Can automated interview logistics integrate with our existing ATS?
Yes — most modern scheduling platforms connect to major ATS systems via native integrations or API. The key is mapping the data fields correctly so candidate status, interview stage, and outcome flow between systems without manual re-entry. See our guide on ATS scheduling integration for a detailed breakdown.
What are the most common failure points in manual interview scheduling?
The four most common failure points are: time-zone miscommunication, double-booking caused by unsynchronized calendars, forgotten confirmation or reminder messages, and feedback collection delays that stall the decision cycle.
How long does it take to implement an automated interview scheduling workflow?
A foundational automated scheduling workflow — covering booking, confirmation, reminders, and rescheduling — can be live in two to four weeks for most mid-market teams. More complex multi-panel or multi-timezone setups typically take four to eight weeks to configure and test properly.
Is automated interview scheduling GDPR-compliant?
It can be, but compliance depends on how candidate data is stored, processed, and retained within the platform. Teams must configure data retention rules, consent capture, and cross-border transfer settings explicitly. See our GDPR compliance guide for automated scheduling for a full checklist.
What metrics should I track to compare manual vs. automated scheduling performance?

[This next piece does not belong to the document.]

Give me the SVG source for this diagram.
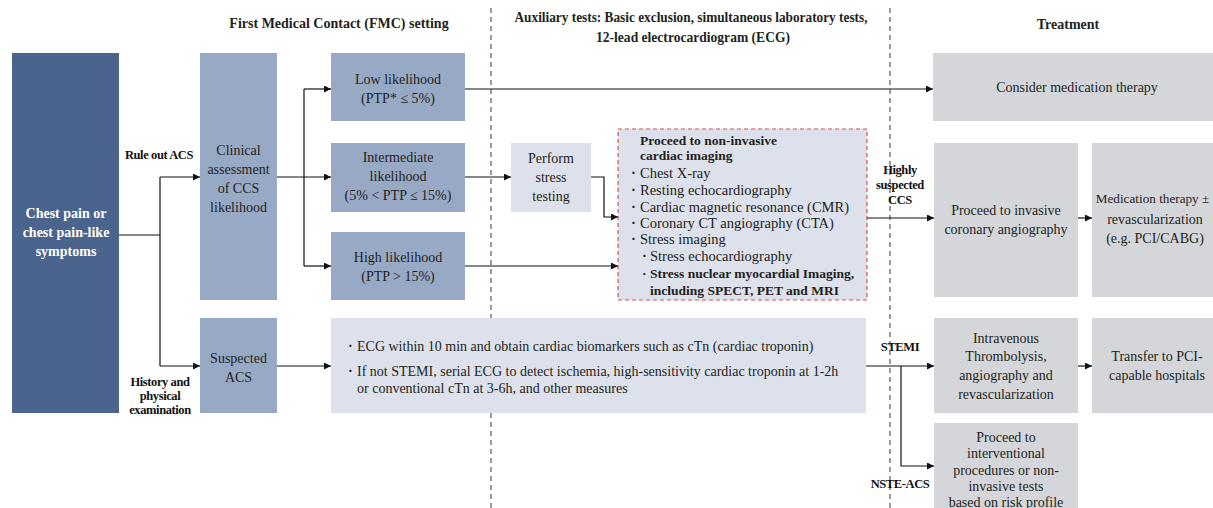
<svg xmlns="http://www.w3.org/2000/svg" width="1213" height="508" viewBox="0 0 1213 508">
<style>
text{font-family:"Liberation Serif","Times New Roman",serif;font-size:14px;fill:#231f20}
.c{text-anchor:middle}
.b{font-weight:bold}
.w{fill:#fff}
.li{font-size:14.5px}
.lb{font-size:13.5px;font-weight:bold}
.lbl{font-weight:bold;font-size:12.5px;letter-spacing:-0.4px;text-anchor:middle;fill:#111}
.dark{fill:#4a648d}
.mid{fill:#98a9c5}
.light{fill:#dde1eb}
.gray{fill:#d4d6da}
.ln{fill:none;stroke:#111;stroke-width:1.2}
.dash{fill:none;stroke:#666;stroke-width:1.3;stroke-dasharray:5,4}
</style>
<defs>
<marker id="ah" viewBox="0 0 8 8" refX="8" refY="4" markerWidth="7" markerHeight="7" markerUnits="userSpaceOnUse" orient="auto">
<path d="M0,0 L8,4 L0,8 z" fill="#111"/>
</marker>
</defs>
<rect width="1213" height="508" fill="#fff"/>
<g id="headers">
<text class="c b" x="339" y="28">First Medical Contact (FMC) setting</text>
<text class="c b" x="691" y="22" textLength="353" lengthAdjust="spacingAndGlyphs">Auxiliary tests: Basic exclusion, simultaneous laboratory tests,</text>
<text class="c b" x="693" y="42" textLength="194" lengthAdjust="spacingAndGlyphs">12-lead electrocardiogram (ECG)</text>
<text class="c b" x="1068" y="29">Treatment</text>
</g>
<g id="dividers">
<line class="dash" x1="491" y1="8" x2="491" y2="508"/>
<line class="dash" x1="890" y1="8" x2="890" y2="508"/>
</g>
<g id="n-chest">
<rect class="dark" x="12" y="53" width="107" height="360"/>
<text class="c b w" x="66" y="218">Chest pain or</text>
<text class="c b w" x="66" y="237">chest pain-like</text>
<text class="c b w" x="66" y="256">symptoms</text>
</g>
<g id="n-clinical">
<rect class="mid" x="200" y="53" width="77" height="247"/>
<text class="c" x="238.5" y="155">Clinical</text>
<text class="c" x="238.5" y="174">assessment</text>
<text class="c" x="238.5" y="193">of CCS</text>
<text class="c" x="238.5" y="212">likelihood</text>
</g>
<g id="n-suspected">
<rect class="mid" x="200" y="318" width="77" height="95"/>
<text class="c" x="238.5" y="362.5">Suspected</text>
<text class="c" x="238.5" y="381.5">ACS</text>
</g>
<g id="n-low">
<rect class="mid" x="331" y="53" width="134" height="68"/>
<text class="c" x="398" y="84">Low likelihood</text>
<text class="c" x="398" y="103">(PTP* ≤ 5%)</text>
</g>
<g id="n-intermediate">
<rect class="mid" x="331" y="143" width="134" height="69"/>
<text class="c" x="398" y="162">Intermediate</text>
<text class="c" x="398" y="181">likelihood</text>
<text class="c" x="398" y="200">(5% &lt; PTP ≤ 15%)</text>
</g>
<g id="n-high">
<rect class="mid" x="331" y="232" width="134" height="68"/>
<text class="c" x="398" y="262">High likelihood</text>
<text class="c" x="398" y="281">(PTP &gt; 15%)</text>
</g>
<g id="n-stress">
<rect class="light" x="511" y="143" width="80" height="69"/>
<text class="c" x="551" y="162.5">Perform</text>
<text class="c" x="551" y="181.5">stress</text>
<text class="c" x="551" y="200.5">testing</text>
</g>
<g id="n-noninvasive">
<rect class="light" x="618" y="129" width="249" height="171" stroke="#d9534f" stroke-width="1.2" stroke-dasharray="4,3"/>
<text class="lb" x="640" y="145">Proceed to non-invasive</text>
<text class="lb" x="640" y="160">cardiac imaging</text>
<text class="li b" x="631" y="177.5">·</text><text class="li" x="640" y="177.5">Chest X-ray</text>
<text class="li b" x="631" y="194.5">·</text><text class="li" x="640" y="194.5">Resting echocardiography</text>
<text class="li b" x="631" y="211.5">·</text><text class="li" x="640" y="211.5">Cardiac magnetic resonance (CMR)</text>
<text class="li b" x="631" y="228">·</text><text class="li" x="640" y="228">Coronary CT angiography (CTA)</text>
<text class="li b" x="631" y="244">·</text><text class="li" x="640" y="244">Stress imaging</text>
<text class="li b" x="642" y="261">·</text><text class="li" x="650" y="261">Stress echocardiography</text>
<text class="lb" x="642" y="278">·</text><text class="lb" x="650" y="278">Stress nuclear myocardial Imaging,</text>
<text class="lb" x="650" y="294.5">including SPECT, PET and MRI</text>
</g>
<g id="n-ecg">
<rect class="light" x="331" y="318" width="535" height="95"/>
<text class="b" x="348" y="350.5">·</text><text x="357" y="350.5">ECG within 10 min and obtain cardiac biomarkers such as cTn (cardiac troponin)</text>
<text class="b" x="348" y="376">·</text><text x="357" y="376">If not STEMI, serial ECG to detect ischemia, high-sensitivity cardiac troponin at 1-2h</text>
<text x="357" y="392.5">or conventional cTn at 3-6h, and other measures</text>
</g>
<g id="n-consider">
<rect class="gray" x="933" y="53" width="280" height="68"/>
<text class="c" x="1077" y="92">Consider medication therapy</text>
</g>
<g id="n-invasive">
<rect class="gray" x="934" y="143" width="144" height="154"/>
<text class="c" x="1006" y="215">Proceed to invasive</text>
<text class="c" x="1006" y="234">coronary angiography</text>
</g>
<g id="n-medication">
<rect class="gray" x="1092" y="143" width="121" height="154"/>
<text class="c" x="1152.5" y="203" style="font-size:13.2px">Medication therapy ±</text>
<text class="c" x="1155" y="224">revascularization</text>
<text class="c" x="1155" y="243">(e.g. PCI/CABG)</text>
</g>
<g id="n-intravenous">
<rect class="gray" x="934" y="318" width="144" height="95"/>
<text class="c" x="1006" y="342.5">Intravenous</text>
<text class="c" x="1006" y="361">Thrombolysis,</text>
<text class="c" x="1006" y="380">angiography and</text>
<text class="c" x="1006" y="399">revascularization</text>
</g>
<g id="n-transfer">
<rect class="gray" x="1092" y="318" width="121" height="95"/>
<text class="c" x="1157" y="361">Transfer to PCI-</text>
<text class="c" x="1157" y="380">capable hospitals</text>
</g>
<g id="n-proceed">
<rect class="gray" x="934" y="423" width="144" height="85"/>
<text class="c" x="1006" y="441.5">Proceed to</text>
<text class="c" x="1006" y="458">interventional</text>
<text class="c" x="1006" y="474.5">procedures or non-</text>
<text class="c" x="1006" y="491">invasive tests</text>
<text class="c" x="1006" y="506.5">based on risk profile</text>
</g>
<g id="connectors">
<path class="ln" d="M119,235 H160"/>
<path class="ln" d="M160,177 V366"/>
<path class="ln" d="M160,177 H200" marker-end="url(#ah)"/>
<path class="ln" d="M160,366 H200" marker-end="url(#ah)"/>
<path class="ln" d="M277,177 H331" marker-end="url(#ah)"/>
<path class="ln" d="M304,89 V266"/>
<path class="ln" d="M304,89 H331" marker-end="url(#ah)"/>
<path class="ln" d="M304,266 H331" marker-end="url(#ah)"/>
<path class="ln" d="M465,89 H933" marker-end="url(#ah)"/>
<path class="ln" d="M465,177 H511" marker-end="url(#ah)"/>
<path class="ln" d="M591,177 H604 V217 H618" marker-end="url(#ah)"/>
<path class="ln" d="M465,266 H618" marker-end="url(#ah)"/>
<path class="ln" d="M867,218 H934" marker-end="url(#ah)"/>
<path class="ln" d="M1078,218 H1092" marker-end="url(#ah)"/>
<path class="ln" d="M277,366 H331" marker-end="url(#ah)"/>
<path class="ln" d="M866,366 H934" marker-end="url(#ah)"/>
<path class="ln" d="M901,366 V466 H934" marker-end="url(#ah)"/>
<path class="ln" d="M1078,366 H1092" marker-end="url(#ah)"/>
</g>
<g id="labels">
<text class="lbl" x="159" y="159">Rule out ACS</text>
<text class="lbl" x="160" y="386">History and</text>
<text class="lbl" x="160" y="400">physical</text>
<text class="lbl" x="160" y="414">examination</text>
<text class="lbl" x="900" y="174">Highly</text>
<text class="lbl" x="900" y="189">suspected</text>
<text class="lbl" x="900" y="204">CCS</text>
<text class="lbl" x="900" y="351">STEMI</text>
<text class="lbl" x="900" y="488">NSTE-ACS</text>
</g>
</svg>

Track time-to-schedule (hours from application to confirmed interview), no-show rate, reschedule rate, recruiter hours per hire, candidate satisfaction scores, and time-to-fill. These six metrics create a clear before-and-after picture when you switch from manual to automated logistics.
Does automation work for panel interviews with multiple interviewers?
Yes, and this is where automation delivers the largest time savings. Coordinating three or more interviewer calendars manually is exponentially harder than coordinating one. Automated availability polling and smart-slot selection compress a process that might take two to three days of email into minutes.